Kimberly Lau

Advisor: Derek Briggs


Eurypterids are a monophyletic group of Ordovician-Permian invertebrates commonly known as “sea scorpions.”  Eurypterid fossils have been mainly found in northern and western Europe and in northeastern North America, with a large collection from upstate New York.  The New York eurypterids, comprised of almost 350 localities from the Silurian, provide an excellent way to better understand the geography, taphonomy, habitat, and evolution of these invertebrates.  Fossils are abundant in localities that have sedimentary features of restricted facies, such as sea evaporites, indicating a habitat of high salinity that prohibited decay as well as predators.

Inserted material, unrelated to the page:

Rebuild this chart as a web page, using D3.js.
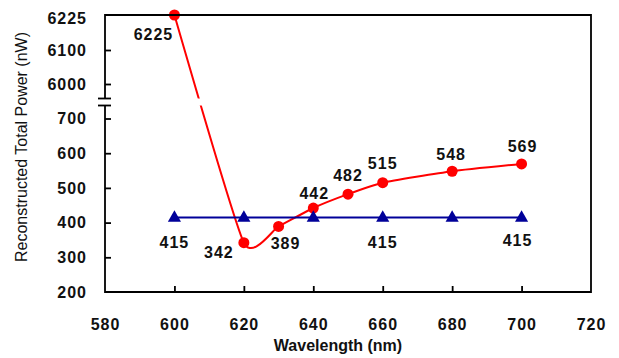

To understand this problem I will implement a study of the eurypterid fossils in the Peabody collection, as well as perform some field work to study the localities in which fossils have been found.  The taphonomy of the eurypterid specimens (molts, body fossils, fragments) from each locality will also be considered.  This information (environment of preservation and taphonomy) will be plotted temporally and spatially in a series of maps to understand the distribution of eurypterids as well as how their habitats evolved.  Based on the database, the extent of horizons and environments in which the New York eurypterids have been found will be mapped.  This distribution will be compared to the other exposed rocks from the Silurian and Devonian that lack eurypterid fossils, which will be gathered from the literature and other databases.